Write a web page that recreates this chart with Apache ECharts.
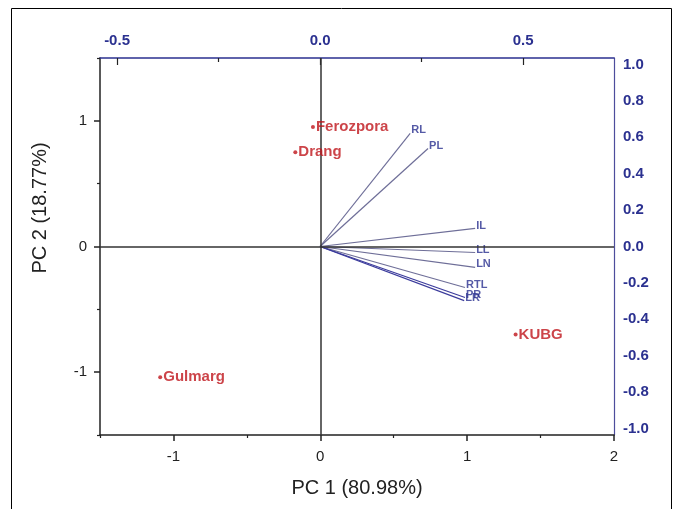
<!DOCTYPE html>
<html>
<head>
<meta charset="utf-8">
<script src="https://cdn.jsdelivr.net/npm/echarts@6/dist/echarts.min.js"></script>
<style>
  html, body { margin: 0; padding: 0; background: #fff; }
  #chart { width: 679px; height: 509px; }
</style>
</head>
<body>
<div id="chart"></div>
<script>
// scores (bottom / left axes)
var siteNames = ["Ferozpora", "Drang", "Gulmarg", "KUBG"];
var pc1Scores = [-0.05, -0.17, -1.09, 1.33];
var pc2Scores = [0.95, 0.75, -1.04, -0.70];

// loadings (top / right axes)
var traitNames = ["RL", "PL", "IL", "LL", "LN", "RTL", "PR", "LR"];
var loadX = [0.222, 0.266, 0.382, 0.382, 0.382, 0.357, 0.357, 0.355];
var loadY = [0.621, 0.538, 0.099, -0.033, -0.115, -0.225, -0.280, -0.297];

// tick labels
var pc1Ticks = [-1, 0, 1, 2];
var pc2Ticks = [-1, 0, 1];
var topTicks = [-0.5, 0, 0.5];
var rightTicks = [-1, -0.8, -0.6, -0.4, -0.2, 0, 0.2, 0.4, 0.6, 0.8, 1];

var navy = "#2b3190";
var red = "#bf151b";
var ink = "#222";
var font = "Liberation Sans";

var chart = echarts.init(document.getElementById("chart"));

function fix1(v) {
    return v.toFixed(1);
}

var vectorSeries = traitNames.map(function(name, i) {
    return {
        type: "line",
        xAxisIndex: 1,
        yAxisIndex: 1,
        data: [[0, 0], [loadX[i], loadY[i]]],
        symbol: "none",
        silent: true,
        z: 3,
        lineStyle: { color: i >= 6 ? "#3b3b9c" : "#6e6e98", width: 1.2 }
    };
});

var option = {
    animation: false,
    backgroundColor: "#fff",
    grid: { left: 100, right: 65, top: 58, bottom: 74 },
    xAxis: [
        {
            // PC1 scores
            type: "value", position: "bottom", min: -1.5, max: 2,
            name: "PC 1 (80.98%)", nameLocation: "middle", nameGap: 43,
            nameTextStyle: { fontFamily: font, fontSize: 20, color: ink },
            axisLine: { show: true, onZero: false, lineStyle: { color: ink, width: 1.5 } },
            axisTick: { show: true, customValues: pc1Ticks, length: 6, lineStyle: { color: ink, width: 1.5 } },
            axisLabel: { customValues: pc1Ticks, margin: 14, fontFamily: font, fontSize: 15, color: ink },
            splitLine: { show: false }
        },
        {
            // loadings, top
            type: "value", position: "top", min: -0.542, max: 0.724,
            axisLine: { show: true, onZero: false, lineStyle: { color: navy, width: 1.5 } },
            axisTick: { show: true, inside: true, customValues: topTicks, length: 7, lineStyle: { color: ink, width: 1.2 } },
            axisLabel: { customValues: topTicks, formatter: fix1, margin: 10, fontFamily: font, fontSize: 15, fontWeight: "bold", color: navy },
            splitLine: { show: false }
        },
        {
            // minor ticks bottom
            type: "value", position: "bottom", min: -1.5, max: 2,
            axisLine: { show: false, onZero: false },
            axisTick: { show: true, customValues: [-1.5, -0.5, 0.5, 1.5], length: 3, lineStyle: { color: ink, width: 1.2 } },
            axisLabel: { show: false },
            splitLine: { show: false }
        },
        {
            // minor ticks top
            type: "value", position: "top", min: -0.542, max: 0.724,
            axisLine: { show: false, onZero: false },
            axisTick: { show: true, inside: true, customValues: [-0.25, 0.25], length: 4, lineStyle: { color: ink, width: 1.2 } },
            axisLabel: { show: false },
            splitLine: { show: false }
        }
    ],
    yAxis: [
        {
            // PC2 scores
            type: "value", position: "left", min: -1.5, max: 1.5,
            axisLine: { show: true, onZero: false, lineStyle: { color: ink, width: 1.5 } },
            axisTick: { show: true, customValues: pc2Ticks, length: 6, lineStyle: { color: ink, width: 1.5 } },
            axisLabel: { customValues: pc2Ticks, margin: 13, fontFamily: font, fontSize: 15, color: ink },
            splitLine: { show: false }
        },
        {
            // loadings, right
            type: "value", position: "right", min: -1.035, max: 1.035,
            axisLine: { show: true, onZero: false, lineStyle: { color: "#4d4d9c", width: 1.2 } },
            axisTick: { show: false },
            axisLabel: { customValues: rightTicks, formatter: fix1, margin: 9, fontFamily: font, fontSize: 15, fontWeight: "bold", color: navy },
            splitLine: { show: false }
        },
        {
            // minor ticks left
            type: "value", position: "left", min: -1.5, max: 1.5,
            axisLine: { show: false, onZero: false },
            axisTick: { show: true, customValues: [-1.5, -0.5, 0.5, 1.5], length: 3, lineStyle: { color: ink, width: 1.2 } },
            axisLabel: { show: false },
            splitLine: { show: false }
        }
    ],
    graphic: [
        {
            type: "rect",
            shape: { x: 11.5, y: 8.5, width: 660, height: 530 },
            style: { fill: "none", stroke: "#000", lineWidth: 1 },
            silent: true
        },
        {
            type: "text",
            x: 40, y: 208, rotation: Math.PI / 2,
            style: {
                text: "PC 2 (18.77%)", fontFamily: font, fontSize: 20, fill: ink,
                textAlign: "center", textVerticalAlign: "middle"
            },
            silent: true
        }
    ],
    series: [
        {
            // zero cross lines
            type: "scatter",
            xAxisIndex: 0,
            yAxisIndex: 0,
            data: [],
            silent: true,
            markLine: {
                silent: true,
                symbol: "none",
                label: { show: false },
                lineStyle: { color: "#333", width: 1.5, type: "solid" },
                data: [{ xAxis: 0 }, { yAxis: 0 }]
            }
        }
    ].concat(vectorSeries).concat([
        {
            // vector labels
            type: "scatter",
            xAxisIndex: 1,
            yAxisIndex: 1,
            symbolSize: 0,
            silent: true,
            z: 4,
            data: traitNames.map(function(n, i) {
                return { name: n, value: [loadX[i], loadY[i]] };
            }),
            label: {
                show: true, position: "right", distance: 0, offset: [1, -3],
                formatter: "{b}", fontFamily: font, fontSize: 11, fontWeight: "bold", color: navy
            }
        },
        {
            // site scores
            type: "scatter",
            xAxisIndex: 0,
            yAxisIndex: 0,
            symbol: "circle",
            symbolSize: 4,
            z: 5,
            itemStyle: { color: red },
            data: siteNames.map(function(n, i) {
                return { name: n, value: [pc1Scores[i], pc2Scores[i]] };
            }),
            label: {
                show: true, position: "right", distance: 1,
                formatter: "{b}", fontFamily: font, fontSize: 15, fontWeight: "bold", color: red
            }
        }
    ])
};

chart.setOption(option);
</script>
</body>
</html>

=== BRIEF ===
Your copy of the data should match it exactly, except that pictures are left out.

=== THE RESULT ===
Write a web page that recreates this chart with Apache ECharts.
<!DOCTYPE html>
<html>
<head>
<meta charset="utf-8">
<script src="https://cdn.jsdelivr.net/npm/echarts@6/dist/echarts.min.js"></script>
<style>
  html, body { margin: 0; padding: 0; background: #fff; }
  #chart { width: 679px; height: 509px; }
</style>
</head>
<body>
<div id="chart"></div>
<script>
// scores (bottom / left axes)
var siteNames = ["Ferozpora", "Drang", "Gulmarg", "KUBG"];
var pc1Scores = [-0.05, -0.17, -1.09, 1.33];
var pc2Scores = [0.95, 0.75, -1.04, -0.70];

// loadings (top / right axes)
var traitNames = ["RL", "PL", "IL", "LL", "LN", "RTL", "PR", "LR"];
var loadX = [0.222, 0.266, 0.382, 0.382, 0.382, 0.357, 0.357, 0.355];
var loadY = [0.621, 0.538, 0.099, -0.033, -0.115, -0.225, -0.280, -0.297];

// tick labels
var pc1Ticks = [-1, 0, 1, 2];
var pc2Ticks = [-1, 0, 1];
var topTicks = [-0.5, 0, 0.5];
var rightTicks = [-1, -0.8, -0.6, -0.4, -0.2, 0, 0.2, 0.4, 0.6, 0.8, 1];

var navy = "#2b3190";
var red = "#bf151b";
var ink = "#222";
var font = "Liberation Sans";

var chart = echarts.init(document.getElementById("chart"));

function fix1(v) {
    return v.toFixed(1);
}

var vectorSeries = traitNames.map(function(name, i) {
    return {
        type: "line",
        xAxisIndex: 1,
        yAxisIndex: 1,
        data: [[0, 0], [loadX[i], loadY[i]]],
        symbol: "none",
        silent: true,
        z: 3,
        lineStyle: { color: i >= 6 ? "#3b3b9c" : "#6e6e98", width: 1.2 }
    };
});

var option = {
    animation: false,
    backgroundColor: "#fff",
    grid: { left: 100, right: 65, top: 58, bottom: 74 },
    xAxis: [
        {
            // PC1 scores
            type: "value", position: "bottom", min: -1.5, max: 2,
            name: "PC 1 (80.98%)", nameLocation: "middle", nameGap: 43,
            nameTextStyle: { fontFamily: font, fontSize: 20, color: ink },
            axisLine: { show: true, onZero: false, lineStyle: { color: ink, width: 1.5 } },
            axisTick: { show: true, customValues: pc1Ticks, length: 6, lineStyle: { color: ink, width: 1.5 } },
            axisLabel: { customValues: pc1Ticks, margin: 14, fontFamily: font, fontSize: 15, color: ink },
            splitLine: { show: false }
        },
        {
            // loadings, top
            type: "value", position: "top", min: -0.542, max: 0.724,
            axisLine: { show: true, onZero: false, lineStyle: { color: navy, width: 1.5 } },
            axisTick: { show: true, inside: true, customValues: topTicks, length: 7, lineStyle: { color: ink, width: 1.2 } },
            axisLabel: { customValues: topTicks, formatter: fix1, margin: 10, fontFamily: font, fontSize: 15, fontWeight: "bold", color: navy },
            splitLine: { show: false }
        },
        {
            // minor ticks bottom
            type: "value", position: "bottom", min: -1.5, max: 2,
            axisLine: { show: false, onZero: false },
            axisTick: { show: true, customValues: [-1.5, -0.5, 0.5, 1.5], length: 3, lineStyle: { color: ink, width: 1.2 } },
            axisLabel: { show: false },
            splitLine: { show: false }
        },
        {
            // minor ticks top
            type: "value", position: "top", min: -0.542, max: 0.724,
            axisLine: { show: false, onZero: false },
            axisTick: { show: true, inside: true, customValues: [-0.25, 0.25], length: 4, lineStyle: { color: ink, width: 1.2 } },
            axisLabel: { show: false },
            splitLine: { show: false }
        }
    ],
    yAxis: [
        {
            // PC2 scores
            type: "value", position: "left", min: -1.5, max: 1.5,
            axisLine: { show: true, onZero: false, lineStyle: { color: ink, width: 1.5 } },
            axisTick: { show: true, customValues: pc2Ticks, length: 6, lineStyle: { color: ink, width: 1.5 } },
            axisLabel: { customValues: pc2Ticks, margin: 13, fontFamily: font, fontSize: 15, color: ink },
            splitLine: { show: false }
        },
        {
            // loadings, right
            type: "value", position: "right", min: -1.035, max: 1.035,
            axisLine: { show: true, onZero: false, lineStyle: { color: "#4d4d9c", width: 1.2 } },
            axisTick: { show: false },
            axisLabel: { customValues: rightTicks, formatter: fix1, margin: 9, fontFamily: font, fontSize: 15, fontWeight: "bold", color: navy },
            splitLine: { show: false }
        },
        {
            // minor ticks left
            type: "value", position: "left", min: -1.5, max: 1.5,
            axisLine: { show: false, onZero: false },
            axisTick: { show: true, customValues: [-1.5, -0.5, 0.5, 1.5], length: 3, lineStyle: { color: ink, width: 1.2 } },
            axisLabel: { show: false },
            splitLine: { show: false }
        }
    ],
    graphic: [
        {
            type: "rect",
            shape: { x: 11.5, y: 8.5, width: 660, height: 530 },
            style: { fill: "none", stroke: "#000", lineWidth: 1 },
            silent: true
        },
        {
            type: "text",
            x: 40, y: 208, rotation: Math.PI / 2,
            style: {
                text: "PC 2 (18.77%)", fontFamily: font, fontSize: 20, fill: ink,
                textAlign: "center", textVerticalAlign: "middle"
            },
            silent: true
        }
    ],
    series: [
        {
            // zero cross lines
            type: "scatter",
            xAxisIndex: 0,
            yAxisIndex: 0,
            data: [],
            silent: true,
            markLine: {
                silent: true,
                symbol: "none",
                label: { show: false },
                lineStyle: { color: "#333", width: 1.5, type: "solid" },
                data: [{ xAxis: 0 }, { yAxis: 0 }]
            }
        }
    ].concat(vectorSeries).concat([
        {
            // vector labels
            type: "scatter",
            xAxisIndex: 1,
            yAxisIndex: 1,
            symbolSize: 0,
            silent: true,
            z: 4,
            data: traitNames.map(function(n, i) {
                return { name: n, value: [loadX[i], loadY[i]] };
            }),
            label: {
                show: true, position: "right", distance: 0, offset: [1, -3],
                formatter: "{b}", fontFamily: font, fontSize: 11, fontWeight: "bold", color: navy
            }
        },
        {
            // site scores
            type: "scatter",
            xAxisIndex: 0,
            yAxisIndex: 0,
            symbol: "circle",
            symbolSize: 4,
            z: 5,
            itemStyle: { color: red },
            data: siteNames.map(function(n, i) {
                return { name: n, value: [pc1Scores[i], pc2Scores[i]] };
            }),
            label: {
                show: true, position: "right", distance: 1,
                formatter: "{b}", fontFamily: font, fontSize: 15, fontWeight: "bold", color: red
            }
        }
    ])
};

chart.setOption(option);
</script>
</body>
</html>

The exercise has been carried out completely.